In the data below, locate the line containing "Rebuild this chart" and the line containing "4, 6, 8, 10]", then retype both and everything between them exactly. Pictures are not part of the copy.

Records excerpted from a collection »
┏━━

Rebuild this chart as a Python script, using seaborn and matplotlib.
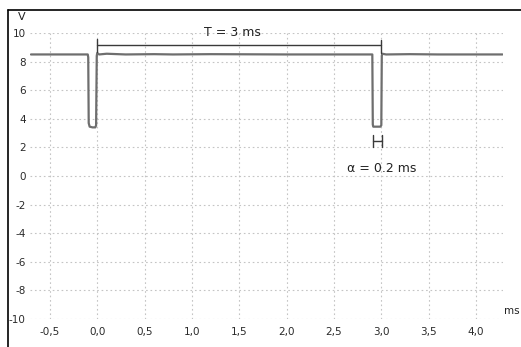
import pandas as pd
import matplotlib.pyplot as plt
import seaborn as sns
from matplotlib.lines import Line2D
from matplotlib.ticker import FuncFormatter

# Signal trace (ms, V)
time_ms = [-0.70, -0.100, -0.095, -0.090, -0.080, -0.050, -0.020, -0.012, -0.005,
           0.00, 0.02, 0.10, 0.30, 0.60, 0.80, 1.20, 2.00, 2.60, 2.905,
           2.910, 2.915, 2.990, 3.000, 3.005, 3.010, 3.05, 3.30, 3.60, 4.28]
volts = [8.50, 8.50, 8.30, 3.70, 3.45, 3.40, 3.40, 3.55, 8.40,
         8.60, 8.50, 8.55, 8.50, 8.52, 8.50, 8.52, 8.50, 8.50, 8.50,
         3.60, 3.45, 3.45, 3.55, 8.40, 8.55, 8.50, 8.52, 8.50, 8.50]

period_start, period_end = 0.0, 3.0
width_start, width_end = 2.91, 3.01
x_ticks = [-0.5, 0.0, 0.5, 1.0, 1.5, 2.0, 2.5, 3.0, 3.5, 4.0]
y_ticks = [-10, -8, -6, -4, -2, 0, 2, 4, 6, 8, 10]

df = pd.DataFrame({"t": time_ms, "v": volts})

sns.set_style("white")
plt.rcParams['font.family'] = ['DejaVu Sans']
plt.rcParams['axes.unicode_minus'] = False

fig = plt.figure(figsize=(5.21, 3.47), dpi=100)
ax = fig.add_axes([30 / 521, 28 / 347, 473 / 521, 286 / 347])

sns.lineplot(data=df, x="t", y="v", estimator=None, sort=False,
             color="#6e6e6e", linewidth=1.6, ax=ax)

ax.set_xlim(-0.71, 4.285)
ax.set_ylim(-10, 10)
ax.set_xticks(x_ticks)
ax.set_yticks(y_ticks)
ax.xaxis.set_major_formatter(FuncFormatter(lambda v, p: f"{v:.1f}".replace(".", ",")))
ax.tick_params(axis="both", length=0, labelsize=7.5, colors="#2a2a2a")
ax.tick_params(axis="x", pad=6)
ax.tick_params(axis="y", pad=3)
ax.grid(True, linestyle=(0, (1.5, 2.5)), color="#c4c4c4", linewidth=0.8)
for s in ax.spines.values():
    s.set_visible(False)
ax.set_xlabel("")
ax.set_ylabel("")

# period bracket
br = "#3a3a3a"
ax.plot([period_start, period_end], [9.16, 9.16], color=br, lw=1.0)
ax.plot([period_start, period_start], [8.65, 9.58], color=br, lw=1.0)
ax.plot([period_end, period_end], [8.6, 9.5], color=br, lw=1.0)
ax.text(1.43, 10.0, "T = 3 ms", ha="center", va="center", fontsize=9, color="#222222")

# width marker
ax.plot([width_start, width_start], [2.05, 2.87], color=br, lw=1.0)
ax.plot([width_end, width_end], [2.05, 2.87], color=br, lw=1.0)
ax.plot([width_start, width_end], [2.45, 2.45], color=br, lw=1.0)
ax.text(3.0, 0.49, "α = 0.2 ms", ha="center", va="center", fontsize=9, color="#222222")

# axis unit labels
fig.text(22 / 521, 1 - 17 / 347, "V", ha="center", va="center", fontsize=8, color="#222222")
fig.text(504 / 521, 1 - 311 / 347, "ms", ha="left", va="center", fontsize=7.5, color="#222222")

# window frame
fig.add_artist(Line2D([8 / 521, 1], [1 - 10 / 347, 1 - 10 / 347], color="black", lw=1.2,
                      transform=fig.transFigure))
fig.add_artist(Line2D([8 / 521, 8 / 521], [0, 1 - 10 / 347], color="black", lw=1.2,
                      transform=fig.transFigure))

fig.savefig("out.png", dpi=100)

┗━━
┏━━

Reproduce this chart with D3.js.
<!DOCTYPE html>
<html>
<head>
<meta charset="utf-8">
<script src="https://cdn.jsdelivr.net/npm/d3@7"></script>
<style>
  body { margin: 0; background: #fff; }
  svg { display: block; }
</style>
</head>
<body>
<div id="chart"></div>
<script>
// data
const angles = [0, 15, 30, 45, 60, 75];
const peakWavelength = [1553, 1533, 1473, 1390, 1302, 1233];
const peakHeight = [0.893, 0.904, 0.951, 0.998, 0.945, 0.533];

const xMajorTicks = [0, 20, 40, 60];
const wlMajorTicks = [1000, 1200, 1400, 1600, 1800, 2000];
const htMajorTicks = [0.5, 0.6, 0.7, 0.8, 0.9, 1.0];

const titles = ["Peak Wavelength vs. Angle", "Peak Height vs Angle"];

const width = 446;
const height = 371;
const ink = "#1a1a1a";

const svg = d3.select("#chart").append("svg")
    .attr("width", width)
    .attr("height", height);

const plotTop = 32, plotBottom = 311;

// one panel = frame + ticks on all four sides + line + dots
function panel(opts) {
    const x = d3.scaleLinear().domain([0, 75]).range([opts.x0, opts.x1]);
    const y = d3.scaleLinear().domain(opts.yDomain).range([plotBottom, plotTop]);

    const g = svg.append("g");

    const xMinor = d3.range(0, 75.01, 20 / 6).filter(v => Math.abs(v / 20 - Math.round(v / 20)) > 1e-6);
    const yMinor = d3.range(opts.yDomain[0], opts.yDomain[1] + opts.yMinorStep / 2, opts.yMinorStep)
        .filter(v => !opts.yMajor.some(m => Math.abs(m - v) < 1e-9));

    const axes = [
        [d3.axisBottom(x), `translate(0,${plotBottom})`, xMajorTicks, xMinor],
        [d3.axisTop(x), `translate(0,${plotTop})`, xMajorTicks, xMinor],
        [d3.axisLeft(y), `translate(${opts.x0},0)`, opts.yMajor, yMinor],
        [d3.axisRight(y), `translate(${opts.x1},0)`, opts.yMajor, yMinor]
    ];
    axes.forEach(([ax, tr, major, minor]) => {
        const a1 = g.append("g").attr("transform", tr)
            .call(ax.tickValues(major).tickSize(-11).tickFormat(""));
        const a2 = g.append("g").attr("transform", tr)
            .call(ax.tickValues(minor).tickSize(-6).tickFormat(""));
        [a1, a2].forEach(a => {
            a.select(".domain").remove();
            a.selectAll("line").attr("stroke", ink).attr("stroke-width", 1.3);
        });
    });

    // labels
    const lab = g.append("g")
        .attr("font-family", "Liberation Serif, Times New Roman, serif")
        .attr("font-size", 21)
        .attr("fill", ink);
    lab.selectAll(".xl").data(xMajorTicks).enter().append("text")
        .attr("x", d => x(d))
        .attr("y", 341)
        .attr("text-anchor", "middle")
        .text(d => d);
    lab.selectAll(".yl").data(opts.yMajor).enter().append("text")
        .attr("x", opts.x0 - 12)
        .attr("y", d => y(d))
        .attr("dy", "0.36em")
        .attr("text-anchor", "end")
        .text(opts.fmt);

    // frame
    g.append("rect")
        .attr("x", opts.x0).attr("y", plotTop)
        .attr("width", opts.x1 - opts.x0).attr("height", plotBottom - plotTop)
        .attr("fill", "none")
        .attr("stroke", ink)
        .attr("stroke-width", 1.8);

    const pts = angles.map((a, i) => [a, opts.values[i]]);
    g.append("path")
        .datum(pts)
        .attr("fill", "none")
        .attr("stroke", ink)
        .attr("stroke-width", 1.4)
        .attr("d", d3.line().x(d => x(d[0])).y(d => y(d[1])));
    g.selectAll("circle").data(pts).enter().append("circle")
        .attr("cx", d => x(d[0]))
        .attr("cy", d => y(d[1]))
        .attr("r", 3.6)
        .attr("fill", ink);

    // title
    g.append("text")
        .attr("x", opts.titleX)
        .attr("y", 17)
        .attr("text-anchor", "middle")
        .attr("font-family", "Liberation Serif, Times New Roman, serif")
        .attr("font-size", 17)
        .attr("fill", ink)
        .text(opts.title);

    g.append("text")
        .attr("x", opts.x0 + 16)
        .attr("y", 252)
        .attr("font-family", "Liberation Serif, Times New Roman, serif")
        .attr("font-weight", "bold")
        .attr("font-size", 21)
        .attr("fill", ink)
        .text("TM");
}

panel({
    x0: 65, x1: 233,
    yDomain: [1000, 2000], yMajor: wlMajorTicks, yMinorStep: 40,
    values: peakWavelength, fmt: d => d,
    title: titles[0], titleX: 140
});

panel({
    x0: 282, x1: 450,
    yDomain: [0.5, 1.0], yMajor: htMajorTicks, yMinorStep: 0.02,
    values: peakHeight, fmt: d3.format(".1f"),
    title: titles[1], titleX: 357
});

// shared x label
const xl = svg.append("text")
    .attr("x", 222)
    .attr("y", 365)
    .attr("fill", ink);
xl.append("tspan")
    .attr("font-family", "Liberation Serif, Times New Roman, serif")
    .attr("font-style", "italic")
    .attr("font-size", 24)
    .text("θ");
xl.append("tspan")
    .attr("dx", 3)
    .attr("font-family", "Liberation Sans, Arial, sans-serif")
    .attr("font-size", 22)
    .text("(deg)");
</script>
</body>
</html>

┗━━

FINISHED TASK »
Rebuild this chart as a Python script, using seaborn and matplotlib.
import pandas as pd
import matplotlib.pyplot as plt
import seaborn as sns
from matplotlib.lines import Line2D
from matplotlib.ticker import FuncFormatter

# Signal trace (ms, V)
time_ms = [-0.70, -0.100, -0.095, -0.090, -0.080, -0.050, -0.020, -0.012, -0.005,
           0.00, 0.02, 0.10, 0.30, 0.60, 0.80, 1.20, 2.00, 2.60, 2.905,
           2.910, 2.915, 2.990, 3.000, 3.005, 3.010, 3.05, 3.30, 3.60, 4.28]
volts = [8.50, 8.50, 8.30, 3.70, 3.45, 3.40, 3.40, 3.55, 8.40,
         8.60, 8.50, 8.55, 8.50, 8.52, 8.50, 8.52, 8.50, 8.50, 8.50,
         3.60, 3.45, 3.45, 3.55, 8.40, 8.55, 8.50, 8.52, 8.50, 8.50]

period_start, period_end = 0.0, 3.0
width_start, width_end = 2.91, 3.01
x_ticks = [-0.5, 0.0, 0.5, 1.0, 1.5, 2.0, 2.5, 3.0, 3.5, 4.0]
y_ticks = [-10, -8, -6, -4, -2, 0, 2, 4, 6, 8, 10]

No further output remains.